Two Years Of Last Saturdays

Two Years Of Last Saturdays
Staff Photo Dane La Born Jeh-Sea Wells of Dead Indian performs a solo acoustic set at Last Saturday at the Fayetteville Underground, June 27.

Staff Photo Dane La Born
Jeh-Sea Wells of Dead Indian performs a solo acoustic set at Last Saturday at the Fayetteville Underground, June 27.

For two years, Houston Hughes has been running his pet project, Last Saturday, and it’s grown exponentially from its humble beginnings.

The event, held on the last Saturday of each month, is a slam poetry and variety show held the last Saturday of every month at the Fayetteville Underground, on the square. On the final weekend of the month, Last Saturday provides a platform for local artists, poets, and performers to strut their stuff. It’s played almost like a game show, each performer getting ten minutes to rock your socks off with whatever they should choose. From burlesque and cabaret performances, to stand up comedy and unplugged original music; the only limit is literally what you can imagine.

“In 2012, I went on a tour of the west coast and found that a bunch of slams there were part of a bigger show, rather than a show just made of an open mic and slam,” Hughes said. “I’d been trying for a while to spice up slams by getting musicians to perform sets, but after that trip I decided the better idea was to just make the slam one of many acts, and to kill the open mic entirely. I started contacting performer friends and the show started with more or less the same format it has now; Four acts, plus the Word War [Poetry Slam]”

Bustling behind the scenes to ensure the show goes on and goes well is a small but very dedicated group of people. Houston himself does all the organization, including booking the acts, writing scripts, PR, running the sound, and probably most importantly, hosting. The only person who is still there and has been from the very beginning is Madeleine Applegate-Gross.

“The first time we did this, everything came out of our own pockets,” she said. “Houston provided the $50 grand prize, and I bought all the beer and snacks. We depended on the donations to pay us back.”

Donations are how Last Saturday has survived, and how it has grown from a few friends in a small room to encompassing an entire gallery room in the Fayetteville Underground. “That red thing in the back? Fill that shit UP!” Houston shouted as the show began, to the laughs of the crowd.

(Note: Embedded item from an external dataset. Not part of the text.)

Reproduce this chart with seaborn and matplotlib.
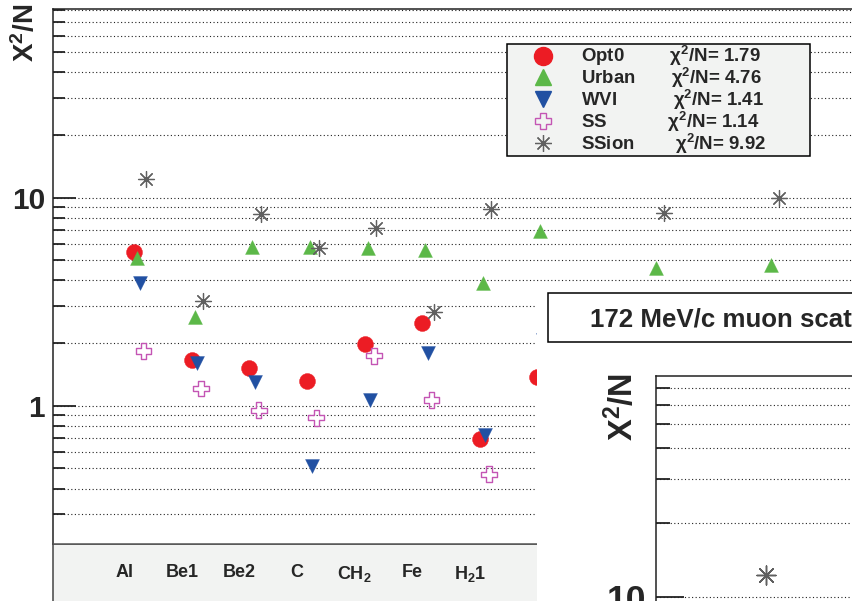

At the start of 2015, Last Saturday partnered with Last Night Fayetteville as a single non-profit, so Houston and Madeleine are no longer filling the coffers out of their own pockets. Donations are still all that’s required from the people attending, though in this writer’s opinion, their content and following is good enough to demand a cover charge. It stands as a mark to the Fayetteville spirit Last Saturday carries that I’m fairly positive that’s never even been a thought. It’s free entertainment, and it’s a lot of fun.

The Experience

I had the privilege of attending my first Last Saturday on their second birthday. The energy in the room was fairly palpable. It was obvious that all of the people, be they audience or performer, felt a good degree of comfort with one another.

The band that performed, Dead Indian, ended up being a few members short, but their front man carried himself wonderfully with nothing but a mic and a guitar. Adam Cox rocked the crowd with an acoustic as well. Local comedian Jonathan Shannon cracked the crowd up, and there were some wonderfully choreographed burlesque and cabaret performances, with hula hoops and red lace.

The treat for me though was the Word War. I’ve always been fairly fond of slam poetry, and having plied myself as a critic for the better part of a decade, shot my hand in the air like an excited third-grader who finally got the answer when Hughes called for judges from the crowd.

One by one, eight wonderfully talented poets poured their souls into a microphone and I had to grade them on a scale of 1-10. There were decimal points, as if we were grading dives. It wasn’t until later I realized that 9.9 wasn’t the highest, or a certain blue-haired young woman who wowed the crowd on two separate occasions would have gotten that perfect score twice. But there wasn’t a single person who got up there and performed who didn’t belong. That’s what makes poetry and performance of any kind wonderful; when you can feel how at home the person on stage feels, and how comfortable the audience is with them there.

Last Saturday is a local venture, after all, and we are nothing if not a town that loves one another, when it comes right down to it.